**STATED EXERCISE:**
Leave out the pictures and copy the remaining records exactly.

**DATA LINES:**
::::::

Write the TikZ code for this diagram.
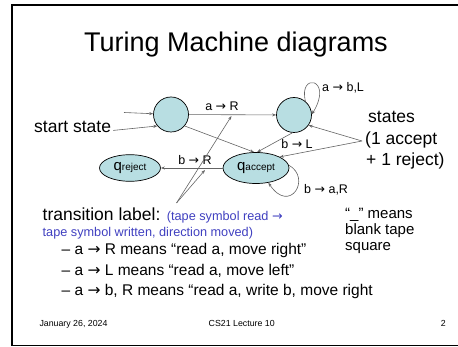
\documentclass[tikz,border=0pt]{standalone}
\usepackage{fontspec}
\setmainfont{Liberation Sans}
\newfontfamily\arrfont{DejaVu Sans}
\newcommand\rarr{{\arrfont →}}
\usetikzlibrary{arrows.meta,shapes.geometric}
\definecolor{statefill}{RGB}{184,222,226}
\definecolor{edgegray}{RGB}{100,100,100}
\definecolor{noteblue}{RGB}{64,64,192}
\newcommand\fsz[1]{\fontsize{#1}{#1}\selectfont}
\begin{document}
\begin{tikzpicture}[x=1pt,y=-1pt,
  state/.style={circle,draw=black,line width=0.7pt,fill=statefill,minimum size=35pt,inner sep=0pt},
  halt/.style={ellipse,draw=black,line width=0.7pt,fill=statefill,inner sep=0pt},
  edge/.style={draw=edgegray,line width=0.6pt,-{Stealth[length=4pt,width=3pt]}},
  lbl/.style={font=\fsz{12.5},inner sep=0pt},
  txt/.style={anchor=base west,inner sep=0pt}]
\useasboundingbox (0,0) rectangle (458,347);
\draw[line width=1.5pt] (458,5) -- (12,5) -- (12,345.5) -- (458,345.5);
\node[anchor=base,font=\fsz{27},inner sep=0pt] (title) at (236,52) {Turing Machine diagrams};
% states
\node[state] (c1) at (171,114.5) {};
\node[state] (c2) at (294,115) {};
\node[halt,minimum width=61pt,minimum height=26.6pt] (qr) at (130,168) {\fsz{15}q\fsz{10}reject};
\node[halt,minimum width=66pt,minimum height=31pt] (qa) at (256,168) {\fsz{15}q\fsz{10}accept};
% labels
\node[lbl] (lar) at (222,106) {a \rarr{} R};
\node[lbl,anchor=west] (lab) at (322,88) {a \rarr{} b,L};
\node[lbl] (lbl) at (297,144.3) {b \rarr{} L};
\node[lbl] (lbr) at (195,160) {b \rarr{} R};
\node[lbl,anchor=west] (lba) at (304,190) {b \rarr{} a,R};
% edges
\draw[edge] (c1) -- (c2);
\draw[edge] (c2.50) .. controls (298,72) and (334,78) .. (c2.2);
\draw[edge] (c1.-40) -- (qa.97);
\draw[edge] (c2.-95) -- (qa.86);
\draw[edge] (qa) -- (qr);
\draw[edge] (qa.5) .. controls (312,178) and (290,215) .. (qa.-50);
% start
\coordinate (s1) at (124,112.5);
\node[txt,font=\fsz{17.5}] (start) at (34,133) {start state};
\draw[edge] (s1) -- (c1);
\draw[edge] ([shift={(2,3)}]start.east) -- (c1.220);
% states annotation
\node[txt,font=\fsz{17.5}] (st1) at (368,123) {states};
\node[txt,font=\fsz{17.5}] (st2) at (365,144.5) {(1 accept};
\node[txt,font=\fsz{17.5}] (st3) at (366,166) {+ 1 reject)};
\coordinate (sp) at (362,141);
\draw[edge] (sp) -- (c2.-35);
\draw[edge] (sp) -- (qa.25);
% transition label pointers
\coordinate (tp) at (176.5,203);
\coordinate (ar1) at (231.5,116);
\coordinate (ar2) at (205,170);
\draw[edge] (tp) -- (ar1);
\draw[edge] (tp) -- (ar2);
% text
\node[txt,font=\fsz{17.5}] (tl) at (42.5,220.5) {transition label: {\color{noteblue}\fsz{12.7}(tape symbol read \rarr}};
\node[txt,font=\fsz{12.7},text=noteblue] (tl2) at (42.5,237) {tape symbol written, direction moved)};
\node[txt,font=\fsz{15.5}] (b1) at (61.5,255) {– a \rarr{} R means “read a, move right”};
\node[txt,font=\fsz{15.5}] (b2) at (61.5,275.5) {– a \rarr{} L means “read a, move left”};
\node[txt,font=\fsz{15.5}] (b3) at (61.5,296) {– a \rarr{} b, R means “read a, write b, move right};
\node[txt,font=\fsz{15}] (n1) at (345,218.5) {“\_” means};
\node[txt,font=\fsz{15}] (n2) at (345,234.5) {blank tape};
\node[txt,font=\fsz{15}] (n3) at (345,250.5) {square};
% footer
\node[txt,font=\fsz{8.8}] (f1) at (39.3,326.5) {January 26, 2024};
\node[anchor=base,inner sep=0pt,font=\fsz{8.8}] (f2) at (241.7,326.5) {CS21 Lecture 10};
\node[anchor=base east,inner sep=0pt,font=\fsz{8.8}] (f3) at (446,326.5) {2};
\end{tikzpicture}
\end{document}
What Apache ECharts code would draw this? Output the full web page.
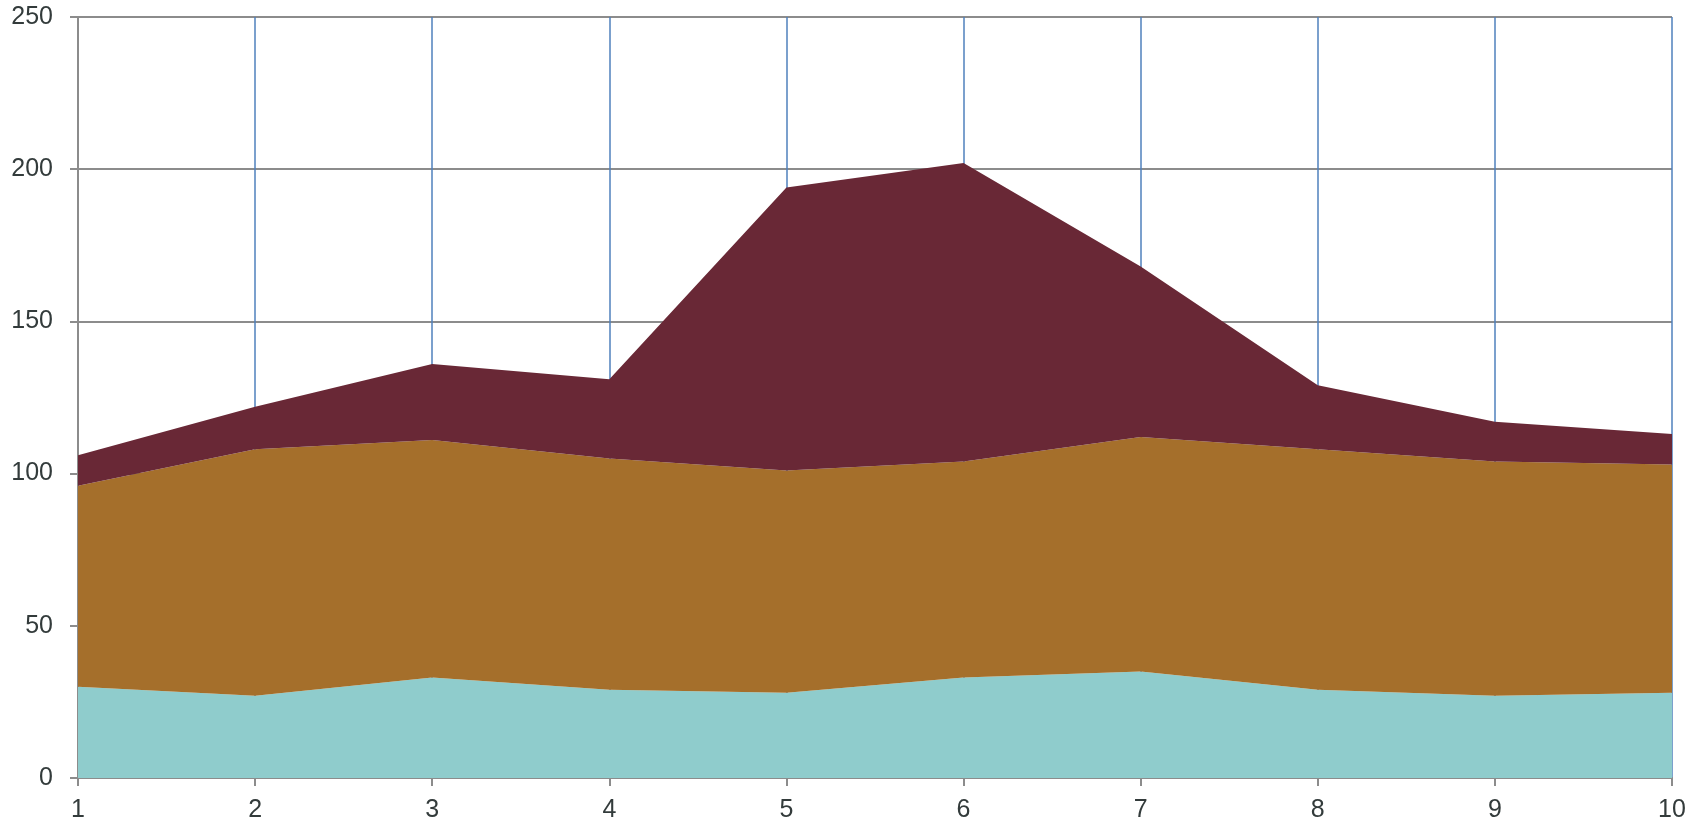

::::::

**ANSWER:**
Write the TikZ code for this diagram.
\documentclass[tikz,border=0pt]{standalone}
\usepackage{fontspec}
\setmainfont{Liberation Sans}
\newfontfamily\arrfont{DejaVu Sans}
\newcommand\rarr{{\arrfont →}}
\usetikzlibrary{arrows.meta,shapes.geometric}
\definecolor{statefill}{RGB}{184,222,226}
\definecolor{edgegray}{RGB}{100,100,100}
\definecolor{noteblue}{RGB}{64,64,192}
\newcommand\fsz[1]{\fontsize{#1}{#1}\selectfont}
\begin{document}
\begin{tikzpicture}[x=1pt,y=-1pt,
  state/.style={circle,draw=black,line width=0.7pt,fill=statefill,minimum size=35pt,inner sep=0pt},
  halt/.style={ellipse,draw=black,line width=0.7pt,fill=statefill,inner sep=0pt},
  edge/.style={draw=edgegray,line width=0.6pt,-{Stealth[length=4pt,width=3pt]}},
  lbl/.style={font=\fsz{12.5},inner sep=0pt},
  txt/.style={anchor=base west,inner sep=0pt}]
\useasboundingbox (0,0) rectangle (458,347);
\draw[line width=1.5pt] (458,5) -- (12,5) -- (12,345.5) -- (458,345.5);
\node[anchor=base,font=\fsz{27},inner sep=0pt] (title) at (236,52) {Turing Machine diagrams};
% states
\node[state] (c1) at (171,114.5) {};
\node[state] (c2) at (294,115) {};
\node[halt,minimum width=61pt,minimum height=26.6pt] (qr) at (130,168) {\fsz{15}q\fsz{10}reject};
\node[halt,minimum width=66pt,minimum height=31pt] (qa) at (256,168) {\fsz{15}q\fsz{10}accept};
% labels
\node[lbl] (lar) at (222,106) {a \rarr{} R};
\node[lbl,anchor=west] (lab) at (322,88) {a \rarr{} b,L};
\node[lbl] (lbl) at (297,144.3) {b \rarr{} L};
\node[lbl] (lbr) at (195,160) {b \rarr{} R};
\node[lbl,anchor=west] (lba) at (304,190) {b \rarr{} a,R};
% edges
\draw[edge] (c1) -- (c2);
\draw[edge] (c2.50) .. controls (298,72) and (334,78) .. (c2.2);
\draw[edge] (c1.-40) -- (qa.97);
\draw[edge] (c2.-95) -- (qa.86);
\draw[edge] (qa) -- (qr);
\draw[edge] (qa.5) .. controls (312,178) and (290,215) .. (qa.-50);
% start
\coordinate (s1) at (124,112.5);
\node[txt,font=\fsz{17.5}] (start) at (34,133) {start state};
\draw[edge] (s1) -- (c1);
\draw[edge] ([shift={(2,3)}]start.east) -- (c1.220);
% states annotation
\node[txt,font=\fsz{17.5}] (st1) at (368,123) {states};
\node[txt,font=\fsz{17.5}] (st2) at (365,144.5) {(1 accept};
\node[txt,font=\fsz{17.5}] (st3) at (366,166) {+ 1 reject)};
\coordinate (sp) at (362,141);
\draw[edge] (sp) -- (c2.-35);
\draw[edge] (sp) -- (qa.25);
% transition label pointers
\coordinate (tp) at (176.5,203);
\coordinate (ar1) at (231.5,116);
\coordinate (ar2) at (205,170);
\draw[edge] (tp) -- (ar1);
\draw[edge] (tp) -- (ar2);
% text
\node[txt,font=\fsz{17.5}] (tl) at (42.5,220.5) {transition label: {\color{noteblue}\fsz{12.7}(tape symbol read \rarr}};
\node[txt,font=\fsz{12.7},text=noteblue] (tl2) at (42.5,237) {tape symbol written, direction moved)};
\node[txt,font=\fsz{15.5}] (b1) at (61.5,255) {– a \rarr{} R means “read a, move right”};
\node[txt,font=\fsz{15.5}] (b2) at (61.5,275.5) {– a \rarr{} L means “read a, move left”};
\node[txt,font=\fsz{15.5}] (b3) at (61.5,296) {– a \rarr{} b, R means “read a, write b, move right};
\node[txt,font=\fsz{15}] (n1) at (345,218.5) {“\_” means};
\node[txt,font=\fsz{15}] (n2) at (345,234.5) {blank tape};
\node[txt,font=\fsz{15}] (n3) at (345,250.5) {square};
% footer
\node[txt,font=\fsz{8.8}] (f1) at (39.3,326.5) {January 26, 2024};
\node[anchor=base,inner sep=0pt,font=\fsz{8.8}] (f2) at (241.7,326.5) {CS21 Lecture 10};
\node[anchor=base east,inner sep=0pt,font=\fsz{8.8}] (f3) at (446,326.5) {2};
\end{tikzpicture}
\end{document}
What Apache ECharts code would draw this? Output the full web page.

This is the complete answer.